Bonds can be priced in two ways: clean price and dirty price. The clean price doesn’t include the accrued interest, while the dirty price does. Systems like Bloomberg or Reuters usually use the clean price when quoting bonds.
A bond’s yield is how much money an investor gets back from the bond’s interest payments. You can figure it out in a simple way or using a more complicated method called yield to maturity. When yields are higher, it means bond investors receive more interest payments, but it might also mean there’s more risk involved. If a borrower is risky, investors want a higher yield. Bonds with longer timeframes usually have higher yields.
Investing in bonds relies on what the investor needs, aims for, and how much risk they can handle. If someone wants a safe investment or wants to balance their investments with low risk, they might choose low-yield bonds. On the other hand, if someone is okay with taking some risk to get more money back, they might go for high-yield bonds.
Yields help in doing advanced analyses. Traders can trade bonds with various maturity dates to benefit from the yield curve, which shows the interest rates of bonds with the same credit quality but different maturity dates.
The slope of the yield curve gives insight into future interest rate changes and economic activity.
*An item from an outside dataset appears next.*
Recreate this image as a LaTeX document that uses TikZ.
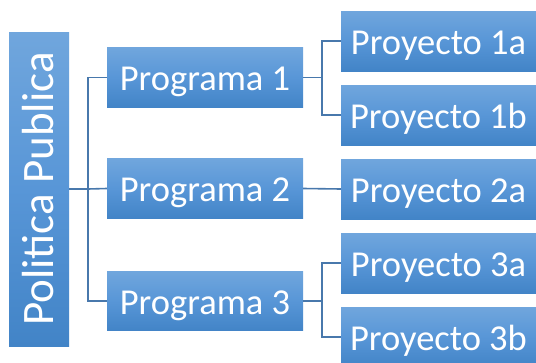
\documentclass[tikz,border=0pt]{standalone}
\usepackage{fontspec}
\setmainfont{Carlito}
\definecolor{boxtop}{RGB}{112,166,221}
\definecolor{boxmid}{RGB}{88,150,215}
\definecolor{boxbot}{RGB}{66,132,199}
\definecolor{linkc}{RGB}{72,120,172}
\tikzset{
  orgbox/.style={rectangle, inner sep=0pt, text=white, top color=boxtop, bottom color=boxbot, middle color=boxmid,
    font=\fontsize{36.5}{40}\selectfont, text height=26.3pt, text depth=0pt},
  progbox/.style={orgbox, minimum width=196pt, minimum height=59.5pt},
  projbox/.style={orgbox, minimum width=195pt, minimum height=60pt},
  link/.style={draw=linkc, line width=1.6pt}
}
\begin{document}
\begin{tikzpicture}[x=1pt, y=-1pt]
\useasboundingbox (0,0) rectangle (536,362);
\clip (0,0) rectangle (536,362);
\node[orgbox, minimum width=60pt, minimum height=314pt, text height=, text depth=, font=\fontsize{45}{48}\selectfont] (pp) at (39,189)
  {\rotatebox{90}{\raisebox{0pt}[29pt][0pt]{Politica Publica}}};
\node[progbox] (p1) at (205,77.5) {Programa 1};
\node[progbox] (p2) at (205,188.5) {Programa 2};
\node[progbox] (p3) at (205,301) {Programa 3};
\node[projbox] (p1a) at (438.5,41) {Proyecto 1a};
\node[projbox] (p1b) at (438.5,115) {Proyecto 1b};
\node[projbox] (p2a) at (438.5,189) {Proyecto 2a};
\node[projbox] (p3a) at (438.5,263) {Proyecto 3a};
\node[projbox] (p3b) at (438.5,337) {Proyecto 3b};
\coordinate (j0) at (88,189);
\coordinate (j1) at (322,77.5);
\coordinate (j3) at (322,301);
\draw[link] (pp.east) -- (j0);
\draw[link] (j0) |- (p1.west);
\draw[link] (j0) |- (p3.west);
\draw[link] (j0) -- (p2.west);
\draw[link] (p1.east) -- (j1);
\draw[link] (j1) |- (p1a.west);
\draw[link] (j1) |- (p1b.west);
\draw[link] (p2.east) -- (p2a.west);
\draw[link] (p3.east) -- (j3);
\draw[link] (j3) |- (p3a.west);
\draw[link] (j3) |- (p3b.west);
\end{tikzpicture}
\end{document}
Analysts also compare interest rates between different types of bonds while keeping some characteristics the same.
A yield spread is the difference between yields on different debt instruments like maturities, credit ratings, issuers, or risk levels. It’s calculated by subtracting one instrument’s yield from another, such as the difference between AAA corporate bonds and U.S. Treasuries. This difference is usually measured in basis points (bps) or percentage points.
Bond yield tells investors how much they’ll earn from a bond. It’s important to understand two basic concepts: the coupon rate and current yield. The coupon rate is the fixed interest rate that the bond pays, while the current yield is the annual return on the bond’s current price. Another crucial aspect is a bond rating, which grades the bond based on its credit quality and the risk level for investors.